Let me be clear that this minimum set won't keep me perfectly dry or nice and toasty in the most miserable conditions, but it'll keep me alive until I can get back to the trailhead and my vehicle. And even though summer is coming up as I write this, don't think that lets you off the hook. I've found myself in unexpected blizzards in more National Parks than I can name during the summer months. 

Yes, you guessed it: what I just wrote about is my summer gear. For winter and arctic explorations I use as many as six layers and carry a lot more clothing and much thicker, warmer, and waterproof stuff.

Here are some other fashion tips for outdoor photographers:

  • Dress like a gray card. Ever taken a picture in a National Park and rued the day that white t-shirts were invented? (White RVs are a near second in getting me upset when I find them in my frame.) We've got enough problems with the high contrast situations in landscape photography without having to deal with bright white objects in our scene. So go to your closet right now and throw out all those white shirts and blouses you've been wearing. Likewise, we don't want to dress like all the women here in my locale (and New York City; e.g. black on black). We want all our upper-body clothing to be mid-tones. You don't have to wear a gray shirt, though. I've accumulated a fair number of blue, green, brown, and other-colored technical T's that reflect about the same amount of light as a gray card. Why do we need to dress in mid-tones? So that we can include ourselves in our shots, when necessary. This was Galen Rowell's old trick. If his wife Barbara, a student, or I weren't around, he'd pose himself in the landscape when he needed scale, a splash of mid-tone color, or another element in the scene.
  • But carry a color splash. For years, the classic outdoor scenic shot that included a human—usually for scale—had them dressed in a red jacket. The red generally was a good contrast to the scene, wasn't too bright or too dark, and it drew our eyes to the person in the picture. When Velvia reigned supreme, that red jacket really popped on the light box (photo editors are a sucker for bright differentiating colors when their only alternatives were the usual green trees, blue sky, and brown ground). Red is now cliche, though. Consider alternatives. For a few years I carried a yellow jacket with me (that's the outer garment, not the winged insect). So, one of your layers should be of color. Orange, yellow, some blues, and reds tend to work best for splash.
  • Ditch the cool shades. Imitate Indiana Jones instead. Ever notice the pictures of serious outdoor photographers at work? Notice how we're all wearing large brimmed (or wide brimmed) hats? Ever wonder why that is? Polarized sunglasses kill your color perception: you'll see things the camera doesn't see (unless you get the camera a matching pair). You'll come home wondering why your colors seem so faded compared to what you remembered. Beyond that, those LCD displays we use on all our gadgets don't show well at certain angles with polarized sunglasses on. But you need to keep glare out of your eyes, thus the hat. Helps with the sunburns, too, if you get the right hat.
  • Assume it will get colder. This should be an automatic assumption if you're going to gain altitude, as the rule of thumb is that the temperature drops 3°F with each 1000 foot elevation gain. But the thing is this: you can always take clothing layers off (and should) if you get too hot. If you run out of layers to put on, well, that could be a problem.
  • Think about what happens when it's dark. First, bring a small flashlight or headlamp with you. But when night falls, so do temperatures, and sometimes far more than you anticipate. Even in the desert the night temperatures can get challenging. Can you zip and unzip your clothing in the dark (hint: add light zipper pulls)? Can others see you in the dark? 
  • Test your clothing. You want clothing that allows you not only to stay warm and dry, but that can allow you to continue to operate. Try taking pictures with the gloves you think you'll wear. See if your pack or waist belt still fits well over all your layers. 

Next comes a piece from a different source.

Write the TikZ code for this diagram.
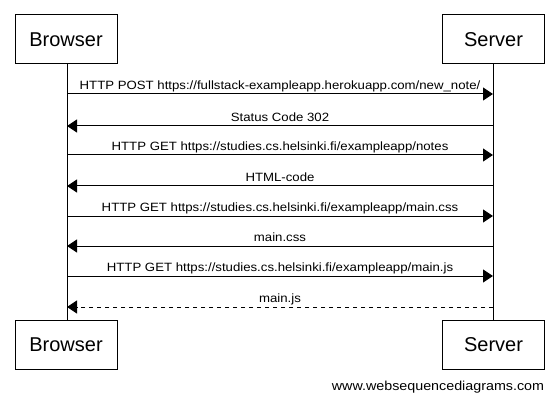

Finally, since a few of you tropical photographers protested when this article first appeared, let me briefly address hot climates, too. 

In the tropics you'll probably be in one layer, but I still think you should keep at least one other layer handy. Get wet during the day and still be out as the tropical night comes and you'll still get chilled. 

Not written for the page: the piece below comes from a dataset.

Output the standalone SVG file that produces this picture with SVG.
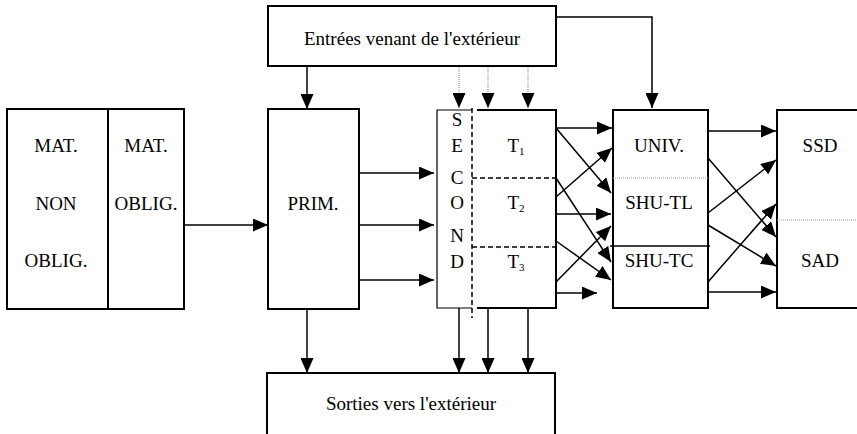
<svg xmlns="http://www.w3.org/2000/svg" width="857" height="434" viewBox="0 0 857 434">
<style>
.box{fill:#fff;stroke:#000;stroke-width:2}
.thin{fill:none;stroke:#000;stroke-width:1.2}
.t{font-family:"Liberation Serif","Times New Roman",serif;font-size:19px;fill:#000;text-anchor:middle}
.sub{font-size:11px}
.c{fill:none;stroke:#000;stroke-width:1.5}
.dot{fill:none;stroke:#888;stroke-width:1;stroke-dasharray:1,1}
.dash{fill:none;stroke:#000;stroke-width:1.5;stroke-dasharray:5,3}
</style>
<defs>
<marker id="ah" viewBox="0 0 15 13" refX="15" refY="6.5" markerWidth="15" markerHeight="13" markerUnits="userSpaceOnUse" orient="auto">
<path d="M0,0 L15,6.5 L0,13 Z" fill="#000"/>
</marker>
</defs>
<rect width="857" height="434" fill="#fff"/>

<g id="entrees">
<rect class="box" x="268" y="6" width="288" height="60"/>
<text class="t" x="412" y="45">Entrées venant de l'extérieur</text>
</g>

<g id="mat">
<rect class="box" x="7" y="109" width="177" height="200"/>
<line x1="108" y1="109" x2="108" y2="309" stroke="#000" stroke-width="2"/>
<text class="t" x="56" y="152">MAT.</text>
<text class="t" x="56" y="210">NON</text>
<text class="t" x="56" y="267">OBLIG.</text>
<text class="t" x="146" y="152">MAT.</text>
<text class="t" x="146" y="210">OBLIG.</text>
</g>

<g id="prim">
<rect class="box" x="268" y="109" width="91" height="200"/>
<text class="t" x="313" y="210">PRIM.</text>
</g>

<g id="second">
<rect x="437" y="110" width="119" height="198" fill="#fff"/>
<path class="thin" d="M472,110 H437 V308 H472"/>
<path d="M477,110 H556 V308 H477" fill="none" stroke="#000" stroke-width="2"/>
<line class="dash" x1="472" y1="108" x2="472" y2="318"/>
<line class="dash" x1="472" y1="178" x2="556" y2="178"/>
<line class="dash" x1="472" y1="247" x2="556" y2="247"/>
<text class="t" x="457" y="126">S</text>
<text class="t" x="457" y="152">E</text>
<text class="t" x="457" y="184">C</text>
<text class="t" x="457" y="209">O</text>
<text class="t" x="457" y="242">N</text>
<text class="t" x="457" y="268">D</text>
<text class="t" x="516" y="152">T<tspan class="sub" dy="3">1</tspan></text>
<text class="t" x="516" y="209">T<tspan class="sub" dy="3">2</tspan></text>
<text class="t" x="516" y="268">T<tspan class="sub" dy="3">3</tspan></text>
</g>

<g id="univ">
<rect class="box" x="613" y="110" width="95" height="198"/>
<line x1="613" y1="178" x2="708" y2="178" stroke="#999" stroke-width="1" stroke-dasharray="1,1"/>
<line x1="610" y1="246" x2="710" y2="246" stroke="#000" stroke-width="1.3"/>
<text class="t" x="659" y="152">UNIV.</text>
<text class="t" x="659" y="209">SHU-TL</text>
<text class="t" x="659" y="267">SHU-TC</text>
</g>

<g id="ssd">
<rect class="box" x="777" y="110" width="100" height="198"/>
<line x1="777" y1="220" x2="857" y2="220" stroke="#999" stroke-width="1" stroke-dasharray="1,1"/>
<text class="t" x="820" y="152">SSD</text>
<text class="t" x="820" y="267">SAD</text>
</g>

<g id="sorties">
<rect class="box" x="267" y="373" width="288" height="80"/>
<text class="t" x="411" y="410">Sorties vers l'extérieur</text>
</g>

<g id="connectors">
<line class="c" x1="307" y1="66" x2="307" y2="109" marker-end="url(#ah)"/>
<line class="c" x1="184" y1="225" x2="268" y2="225" marker-end="url(#ah)"/>
<line class="c" x1="360" y1="173" x2="434" y2="173" marker-end="url(#ah)"/>
<line class="c" x1="360" y1="225" x2="434" y2="225" marker-end="url(#ah)"/>
<line class="c" x1="360" y1="280" x2="434" y2="280" marker-end="url(#ah)"/>
<line class="c" x1="307" y1="309" x2="307" y2="373" marker-end="url(#ah)"/>
<line class="dot" x1="459" y1="67" x2="459" y2="108" marker-end="url(#ah)"/>
<line class="dot" x1="488" y1="67" x2="488" y2="108" marker-end="url(#ah)"/>
<line class="dot" x1="528" y1="67" x2="528" y2="108" marker-end="url(#ah)"/>
<line class="c" x1="459" y1="308" x2="459" y2="373" marker-end="url(#ah)"/>
<line class="c" x1="488" y1="308" x2="488" y2="373" marker-end="url(#ah)"/>
<line class="c" x1="528" y1="308" x2="528" y2="373" marker-end="url(#ah)"/>
<path class="c" d="M556,17 H652 V108" marker-end="url(#ah)"/>
<line class="c" x1="556" y1="128" x2="612" y2="128" marker-end="url(#ah)"/>
<line class="c" x1="556" y1="128" x2="611" y2="193" marker-end="url(#ah)"/>
<line class="c" x1="556" y1="178" x2="611" y2="262" marker-end="url(#ah)"/>
<line class="c" x1="556" y1="197" x2="612" y2="148" marker-end="url(#ah)"/>
<line class="c" x1="556" y1="214" x2="611" y2="214" marker-end="url(#ah)"/>
<line class="c" x1="556" y1="241" x2="611" y2="280" marker-end="url(#ah)"/>
<line class="c" x1="556" y1="282" x2="611" y2="226" marker-end="url(#ah)"/>
<line class="c" x1="556" y1="293" x2="597" y2="293" marker-end="url(#ah)"/>
<line class="c" x1="708" y1="131" x2="776" y2="131" marker-end="url(#ah)"/>
<line class="c" x1="708" y1="158" x2="776" y2="237" marker-end="url(#ah)"/>
<line class="c" x1="708" y1="213" x2="776" y2="160" marker-end="url(#ah)"/>
<line class="c" x1="708" y1="225" x2="776" y2="266" marker-end="url(#ah)"/>
<line class="c" x1="708" y1="282" x2="776" y2="204" marker-end="url(#ah)"/>
<line class="c" x1="708" y1="292" x2="776" y2="292" marker-end="url(#ah)"/>
</g>
</svg>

For the tropics, quick-drying fabrics are generally what you want, partly because wet clothing can get your photo gear wet and sometimes it will chafe as you move (again, that leaves out cotton). Shorts and short sleeves are not necessarily the right choice (think sun exposure, plus all the things your skin might come in contact with that can scrape it up). 

You'll also want light colors that reflect heat, not dark colors that absorb it. A hat, preferably of light fabric or with mesh, is almost necessary. 

The thing you're worried about during the day in the tropics is heat stroke, which is every bit as life threatening as hyperthermia. So finally we find a use for cotton! Having a cotton bandana (or t-shirt) means you can dip it in water and use that to cool your body. Keeping hydrated is also extremely important as the heat rises.